URGENT!

I’m preempting the blog I wrote for this breaking message.

A prospective agent requested to see the first 3 chapters of The Ridge Runner today.!

Very cool. This is a good next step for Mike Brody. I’ll keep you posted as things develop. Nope, I’m not saying who the prospective agent is. Nope, I don’t know if they will decide to represent me. Remember publishing is a very, very conservative business and things like decisions take a long time and this is just one more in a series of steps.

What I do know at this time is that they want to see more material, so more material they shall get.

One step closer to yes

Now we’re up 2 rejections for the Ridge Runner in two days.
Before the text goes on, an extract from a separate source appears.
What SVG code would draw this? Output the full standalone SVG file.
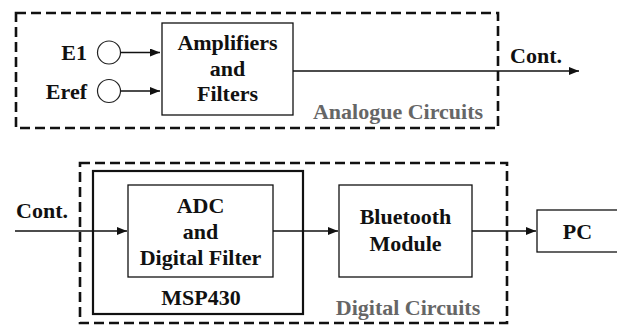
<svg xmlns="http://www.w3.org/2000/svg" width="617" height="326" viewBox="0 0 617 326">
<style>
  text{font-family:'Liberation Serif','DejaVu Serif','Times New Roman',Times,serif;font-weight:700;font-size:22px;}
  .t{fill:#111;}
  .g{fill:#666;}
  .box{fill:#fff;stroke:#111;stroke-width:1.3;}
  .thick{fill:none;stroke:#111;stroke-width:2.2;}
  .dash{fill:none;stroke:#111;stroke-width:2.6;stroke-dasharray:10 5;}
  .ln{fill:none;stroke:#111;stroke-width:1.4;marker-end:url(#ah);}
  .c{fill:#fff;stroke:#222;stroke-width:1.2;}
</style>
<defs>
  <marker id="ah" markerWidth="10" markerHeight="8" refX="10" refY="4" orient="auto" markerUnits="userSpaceOnUse">
    <path d="M0,0 L10,4 L0,8 Z" fill="#111"/>
  </marker>
</defs>
<rect width="617" height="326" fill="#fff"/>

<g id="analogue">
  <rect class="dash" x="16" y="13" width="482" height="115"/>
  <text class="g" x="398" y="119" text-anchor="middle" font-family="Liberation Serif, serif">Analogue Circuits</text>
</g>
<g id="digital">
  <rect class="dash" x="80" y="163" width="427" height="160"/>
  <text class="g" x="408" y="315" text-anchor="middle">Digital Circuits</text>
</g>
<g id="msp430">
  <rect class="thick" x="93" y="171" width="210" height="143"/>
  <text class="t" x="201" y="305" text-anchor="middle">MSP430</text>
</g>

<g id="e1">
  <text class="t" x="87" y="60" text-anchor="end">E1</text>
  <circle class="c" cx="109" cy="52.5" r="11.5"/>
</g>
<g id="eref">
  <text class="t" x="87" y="99" text-anchor="end">Eref</text>
  <circle class="c" cx="109" cy="91" r="11.5"/>
</g>
<g id="amp">
  <rect class="box" x="162" y="23" width="131" height="92"/>
  <text class="t" x="227.5" y="50" text-anchor="middle">Amplifiers</text>
  <text class="t" x="227.5" y="76" text-anchor="middle">and</text>
  <text class="t" x="227.5" y="101" text-anchor="middle">Filters</text>
</g>
<g id="cont-out">
  <text class="t" x="536" y="63" text-anchor="middle">Cont.</text>
</g>
<g id="cont-in">
  <text class="t" x="42" y="218" text-anchor="middle">Cont.</text>
</g>
<g id="adc">
  <rect class="box" x="128" y="185" width="145" height="92"/>
  <text class="t" x="200.5" y="213" text-anchor="middle">ADC</text>
  <text class="t" x="200.5" y="239" text-anchor="middle">and</text>
  <text class="t" x="200.5" y="265" text-anchor="middle">Digital Filter</text>
</g>
<g id="bt">
  <rect class="box" x="339" y="185" width="133" height="92"/>
  <text class="t" x="405.5" y="224" text-anchor="middle">Bluetooth</text>
  <text class="t" x="405.5" y="251" text-anchor="middle">Module</text>
</g>
<g id="pc">
  <rect class="box" x="537" y="210" width="90" height="42"/>
  <text class="t" x="577.5" y="239" text-anchor="middle">PC</text>
</g>

<g id="connectors">
  <line class="ln" x1="120.5" y1="52.5" x2="160" y2="52.5"/>
  <line class="ln" x1="120.5" y1="91" x2="160" y2="91"/>
  <line class="ln" x1="293" y1="71" x2="579" y2="71"/>
  <line class="ln" x1="15" y1="231" x2="127" y2="231"/>
  <line class="ln" x1="273" y1="231" x2="338" y2="231"/>
  <line class="ln" x1="472" y1="231" x2="536" y2="231"/>
</g>
</svg>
I’ve been quite surprised at how fast the turnaround has been. In the days of brute force submissions, it might take several months between answers. Thanks to the digital age, the response time is short. There’s a plus I guess.

Rogue Lackey put this all in perspective last night for me. He told me the story of Harlan Sanders, yes, the KFC Colonel guy. Around his 62nd birthday the state built a new highway that diverted all the traffic from his restaurants. He sold the place and was left with nothing more than 162 bucks a month from Social Security. So the Colonel decided to hawk his secret chicken recipe. His idea was, sell other restaurants a license to his formula.

He jumped into his car and drove across the south making pitch after pitch for his 11 herbs and spices. 1065 restaurants later, he got his first yes. Shortly afterwards he met Dave Thomas (yep the Wendy’s guy – this was before Wendy’s), and they launched the first food franchise.

Now, I just gotta do better than that before getting my yes. After all, there’s barely more than 1065 literary agents in business.

The most wonderful news – or is it?

So I got my first rejection letter for the Ridge Runner and I’m kinda happy, because it meant someone read my pitch! Huzzah! Also it’s about the nicest rejection letter I’ve ever seen. Well, it’s the first rejection letter I’ve ever seen with my name on it. But if it was any nicer, I’d think they wanted to represent me. To the agent who rejected my pitch – I mean that in a nice way. You give good rejection is all I’m saying.

As cool as the rejection was, a yes would be cooler. Well, that’s life in the fast lane. And after all, a rejection is a rejection is a rejection.

Anyway, I gotta go send out another query letter and update my spreadsheet of agents to contact.

UPDATE: I sent an email back to the prospective agent who rejected my query, thanking them for their time. At samhilliard.com we are nothing if not gracious.

Refund? Refund!?

A lot of people claim writer’s block is a real thing, but I disagree. Writer’s block is shorthand for being lazy. because writing itself is a non job. If it was a job there would be a boss, and an office with a bunch of people running side businesses out of their cubicles.

Here’s an outline for a typical writing day:
1) Wake up, eat breakfast, make big pot of coffee
2) Drink coffee and pretend to write for 1-2 hours, update blog.
3) First panic attack, then lunch and second panic attack.
4) Write for 5-6 hours.
5) Third panic attack.
6) Think about picking up another six pack of beer, panic about having to leave house to do so.
7) Dinner, then revise the day’s pages.
8) Panic about day’s pages.

I punch through the panic attacks. That’s my edge, you see.

UPDATE 3/1/2004: A reader in Mississippi pointed out that number 6 is avoidable.
I quote : “Always keep sufficient quantities of beer in the home/workplace to preclude the aforementioned quandries. The purchase of extra refrigerator is authorized and encouraged. Delivery of said beverage is highly recommended.”